Chaque samedi, un financier répond à nos questions. Il donne sa lecture des marchés, offre son point de vue sur la Bourse et lance quelques conseils d'investissement.Cette semaine, Vincent Delisle, directeur des stratégies de placement à la Banque Scotia.

À votre avis, quel est l'événement le plus significatif des derniers jours à la Bourse?

Ce sont les taux obligataires américains à échéance de 10 ans qui ont brièvement touché 3% à la suite de la publication de statistiques très robustes dans les secteurs manufacturiers et des services aux États-Unis.

À notre avis, les conditions semblent propices pour que la Réserve fédérale américaine réduise son programme d'achat mensuel d'obligations (QE) d'ici la fin de l'année. Le changement de cap de la politique monétaire américaine devrait maintenir la pression à la hausse sur les taux obligataires, ce qui aura des répercussions importantes sur le comportement des marchés.

Par ailleurs, la situation en Syrie retient également - et malheureusement! - l'attention, mais il demeure difficile de quantifier l'impact soutenable sur les marchés.

Quel indicateur suivez-vous le plus attentivement en ce moment?

L'emploi aux États-Unis demeure notre principal repère et guide notre décision d'allocation d'actif. Certes, les chiffres sur la création d'emplois au mois d'août [divulgués hier] ont été inférieurs aux attentes.

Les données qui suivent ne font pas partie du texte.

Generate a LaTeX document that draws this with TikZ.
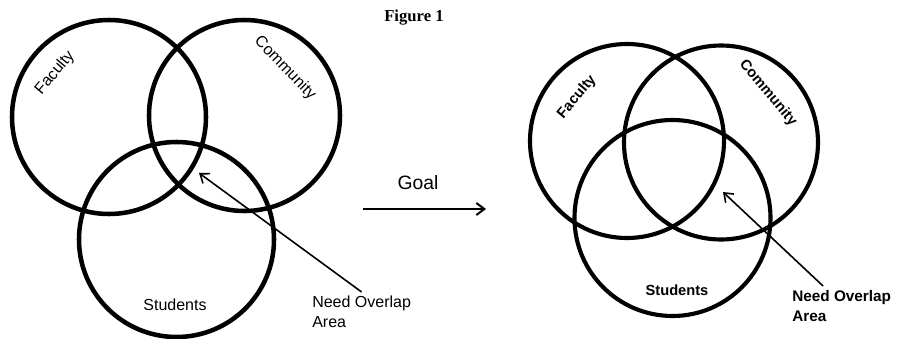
\documentclass[tikz,border=0pt]{standalone}
\usepackage{fontspec}
\setmainfont{Liberation Sans}
\newfontfamily\capfont{Liberation Serif}
\usetikzlibrary{arrows.meta}

\begin{document}
\begin{tikzpicture}[x=0.75pt,y=0.75pt,yscale=-1,xscale=1,
  ring/.style={line width=3.4pt},
  lbl/.style={inner sep=0pt,font=\fontsize{12}{13}\selectfont},
  blbl/.style={lbl,font=\fontsize{11}{13}\selectfont\bfseries},
  pointer/.style={line width=1.2pt,-{Straight Barb[length=6pt,width=9pt]}}]
\useasboundingbox (0,0) rectangle (901,339);

% Title
\node [inner sep=0pt,font=\fontsize{12.5}{14}\selectfont\capfont\bfseries] (title) at (414,18) {Figure 1};

%Shape: Circle -- left, as it is now
\draw [ring] (109,117) circle [radius=97];
\draw [ring] (244.5,115.5) circle [radius=95.5];
\draw [ring] (176.5,239.5) circle [radius=97.5];

%Shape: Circle -- right, the goal
\draw [ring,line width=3.1pt] (627,141) circle [radius=97];
\draw [ring,line width=3.1pt] (721,142.5) circle [radius=97];
\draw [ring,line width=3.1pt] (672.5,218) circle [radius=98];

% Text Node
\node [lbl,rotate=50] (lfac) at (55,73) {Faculty};
% Text Node
\node [lbl,rotate=-46] (lcom) at (285,68) {Community};
% Text Node
\node [lbl] (lstu) at (175,305) {Students};
% Text Node
\node [lbl,align=left,anchor=north west,font=\fontsize{12}{15}\selectfont] (lneed) at (312,296) {Need Overlap\\Area};

% Text Node
\node [blbl,rotate=50] (rfac) at (577,97) {Faculty};
% Text Node
\node [blbl,rotate=-50] (rcom) at (768,93) {Community};
% Text Node
\node [blbl] (rstu) at (677,290) {Students};
% Text Node
\node [blbl,align=left,anchor=north west,font=\fontsize{11.5}{15}\selectfont\bfseries] (rneed) at (792,290) {Need Overlap\\Area};

% Text Node
\node [inner sep=0pt,font=\fontsize{14.5}{16}\selectfont] (goal) at (418,183) {Goal};
\coordinate (gfrom) at (363,209);
\coordinate (gto) at (486,209);
\draw [pointer,line width=1.5pt] (gfrom) -- (gto);

%Straight Lines -- pointers to the overlap
\coordinate (lhit) at (199,173);
\coordinate (rhit) at (723,192);
\draw [pointer] ([yshift=-3pt]lneed.north) -- (lhit);
\draw [pointer] ([xshift=-14pt,yshift=-3pt]rneed.north) -- (rhit);

\end{tikzpicture}
\end{document}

Mais la tendance demeure positive aux États-Unis, notamment du côté des demandes d'assurance emploi qui sont redescendues aux niveaux antérieurs à la récession.

Tant que l'emploi s'améliore, nous resterons plus favorables aux actions, surtout dans les secteurs cycliques, par rapport aux obligations et aux actions dans les secteurs défensifs.

Le rebond des données économiques en Europe et en Chine depuis juillet retient également notre attention. Une croissance mondiale plus généralisée pourrait se matérialiser en 2014 si l'Europe et la Chine reprennent du tonus.

Que feriez-vous avec plusieurs milliers de dollars à investir?

Nous avons réduit l'allocation en actions et rehaussé la portion d'encaisse au début du mois septembre en raison des incertitudes à court terme. Notamment: la politique monétaire américaine, la hausse des taux obligataires, la saisonnalité peu clémente - septembre et octobre sont historiquement difficiles en Bourse - et les tensions au Moyen-Orient.

Il s'agit d'un changement tactique destiné à calibrer à la baisse notre surpondération en actions. Notre répartition d'actifs recommandée s'établit comme suit: 63% en actions, 32% en obligations et 5% d'encaisse.

Sur le plan mondial, les marchés développés (États-Unis, Europe, Japon, Canada) demeurent plus attrayants que les marchés émergents. Aussi, les secteurs cycliques sont à privilégier, comme l'énergie, les métaux de base et l'industrie, les technologies et les assureurs.

Quel placement évitez-vous à tout prix?

La prudence reste de mise envers les actifs sensibles à une hausse des taux obligataires et à un raffermissement du dollar américain.

Par conséquent, nous recommandons une sous-pondération dans les secteurs des services publics et des télécommunications, des pipelines, des fiducies immobilières, ainsi que l'or et les autres métaux précieux.

De plus, les indices boursiers et les devises des pays émergents restent vulnérables à un retour vers des conditions monétaires [taux obligataires] plus normales aux États-Unis.

Qu'est-ce que les marchés sous-estiment le plus actuellement?

À court terme, les marchés pourraient surestimer les risques associés au changement de cap de la Réserve fédérale, ce qui freinerait l'élan de l'indice boursier S&P 500.

À moyen terme, toutefois, nous croyons que les investisseurs sous-estiment les conditions économiques favorables aux États-Unis qui justifieront une plus faible dose de stimulus de la part de la Fed. Nous serions donc acheteurs dans des moments de faiblesse boursière.

Aussi, les investisseurs sous-estiment le fait que l'indice canadien S&P/TSX a traîné en queue de peloton depuis près de trois ans. Or, de meilleurs signaux économiques en Europe et en Chine pourraient redorer le blason du TSX, qui supplante d'ailleurs les indices mondiaux depuis le début du troisième trimestre.

La surperformance de l'indice américain S&P 500 a atteint des niveaux extrêmes récemment. Mais l'écart de performance avec le TSX devrait s'atténuer au cours des prochains mois, et ce, malgré le repli anticipé du huard.